District Judge Elizabeth Roscoe: No, but I rather like to think that mine was better argued.
Senior District Judge Emma Arbuthnot: Hers was very detailed. If I had the point in front of me, I would read it.
District Judge Elizabeth Roscoe: I went through it in rather more detail than she did, with a bit more analysis. I was considerably helped. I had two Silks and a very senior junior making a lot of representations to me, but it was very tricky. It is not authoritative; it has not been judicially reviewed. I like to think it has not been judicially reviewed because, if it was, I would be upheld and then it would be a precedent, but I may be entirely wrong about that. I think mine was more grounded in showing the basis for the decision.
The Chairman: Therefore, there could be a third case and another decision on interim steps.

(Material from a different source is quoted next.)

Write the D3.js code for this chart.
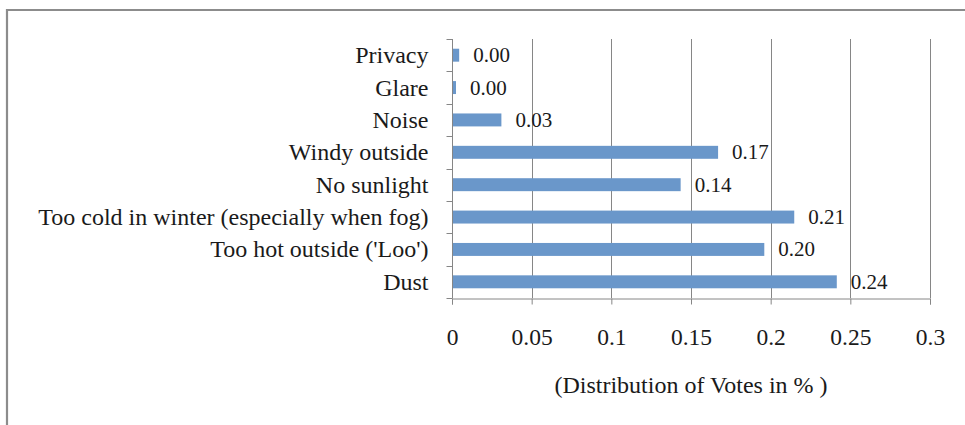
<!DOCTYPE html>
<html>
<head>
<meta charset="utf-8">
<script src="https://cdn.jsdelivr.net/npm/d3@7"></script>
<style>
  body { margin: 0; background: #fff; }
  svg { display: block; }
</style>
</head>
<body>
<svg id="chart" width="965" height="425"></svg>
<script>
// categories top to bottom, as in the picture
const categories = ["Privacy", "Glare", "Noise", "Windy outside", "No sunlight",
  "Too cold in winter (especially when fog)", "Too hot outside ('Loo')", "Dust"]
const votes = [0.0045, 0.0025, 0.031, 0.167, 0.1435, 0.2148, 0.196, 0.2415]
const xTicks = [0, 0.05, 0.1, 0.15, 0.2, 0.25, 0.3]
const xTitle = "(Distribution of Votes in % )"

const font = "'Liberation Serif', 'Times New Roman', serif"
const svg = d3.select("#chart")

// outer frame, cut off at right and bottom
svg.append("path")
  .attr("d", "M7,425 V10 H965")
  .attr("fill", "none")
  .attr("stroke", "#8c8c8c")
  .attr("stroke-width", 2.2)

const x = d3.scaleLinear().domain([0, 0.3]).range([452, 930])
const y = d3.scaleBand().domain(categories).range([39, 298])

const g = svg.append("g")

// vertical gridlines
g.selectAll("line.grid")
  .data(xTicks.slice(1))
  .join("line")
    .attr("class", "grid")
    .attr("x1", d => Math.round(x(d)) + 0.5)
    .attr("x2", d => Math.round(x(d)) + 0.5)
    .attr("y1", 39)
    .attr("y2", 298)
    .attr("stroke", "#868686")

// bars
const barH = y.bandwidth() * 0.4
g.selectAll("rect.bar")
  .data(votes)
  .join("rect")
    .attr("class", "bar")
    .attr("x", x(0))
    .attr("y", (d, i) => y(categories[i]) + (y.bandwidth() - barH) / 2)
    .attr("width", d => x(d) - x(0))
    .attr("height", barH)
    .attr("fill", "#6a97ca")

// data labels
g.selectAll("text.val")
  .data(votes)
  .join("text")
    .attr("class", "val")
    .attr("x", d => x(d) + 14)
    .attr("y", (d, i) => y(categories[i]) + y.bandwidth() / 2 + 7)
    .attr("font-family", font)
    .attr("font-size", 21)
    .attr("fill", "#1a1a1a")
    .text(d => d.toFixed(2))

// y axis
const yAxis = g.append("g")
  .attr("transform", "translate(452.5,0)")
yAxis.append("line")
  .attr("y1", 39).attr("y2", 298)
  .attr("stroke", "#868686")
yAxis.selectAll("line.tick")
  .data(categories.map(c => y(c)).concat([298]))
  .join("line")
    .attr("class", "tick")
    .attr("x1", -6).attr("x2", 0)
    .attr("y1", d => Math.round(d) + 0.5)
    .attr("y2", d => Math.round(d) + 0.5)
    .attr("stroke", "#868686")
yAxis.selectAll("text")
  .data(categories)
  .join("text")
    .attr("x", -24)
    .attr("y", d => y(d) + y.bandwidth() / 2 + 8)
    .attr("text-anchor", "end")
    .attr("font-family", font)
    .attr("font-size", 24)
    .attr("fill", "#1a1a1a")
    .text(d => d)

// x axis
const xAxis = g.append("g")
  .attr("transform", "translate(0,298.5)")
  .call(d3.axisBottom(x).tickValues(xTicks).tickSize(6).tickFormat(d3.format("")))
xAxis.select(".domain").attr("stroke", "#868686")
xAxis.selectAll(".tick line").attr("stroke", "#868686")
xAxis.selectAll(".tick text")
  .attr("y", 46)
  .attr("dy", 0)
  .attr("font-family", font)
  .attr("font-size", 23.5)
  .attr("fill", "#1a1a1a")

svg.append("text")
  .attr("x", 691)
  .attr("y", 393)
  .attr("text-anchor", "middle")
  .attr("font-family", font)
  .attr("font-size", 24)
  .attr("fill", "#1a1a1a")
  .text(xTitle)
</script>
</body>
</html>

District Judge Elizabeth Roscoe: That was certainly a decision I circulated among my colleagues, but I do not know how many of these cases come up. That was two years ago. Even if they had a quick skip read and it came up, the chances of them saying, “Oh, yes, Judge Roscoe did a judgment on that”, are slim. But it is there, and I hope and expect that there would be some distribution among local authorities perhaps, or that licensing councils would research it.
The Chairman: Do you think local authority councillors who sit on licensing panels have sufficient training?
District Judge Elizabeth Roscoe: I do not know; I have no idea what training they have. Given the appeals we get, which are quite few in number—I heard the percentage earlier—it does not appear that too many people are disgruntled about the decisions.
The Chairman: There is conflicting evidence on that.
District Judge Elizabeth Roscoe: It is not something about which I have any knowledge. I do not know what their training is; I do not know how they are picked at Westminster, let alone anywhere else.
The Chairman: Thank you, Ms Jowett, Judge and Chief Magistrate, for being with us and for being so generous with your time and answering our questions so fully. We are very grateful to you.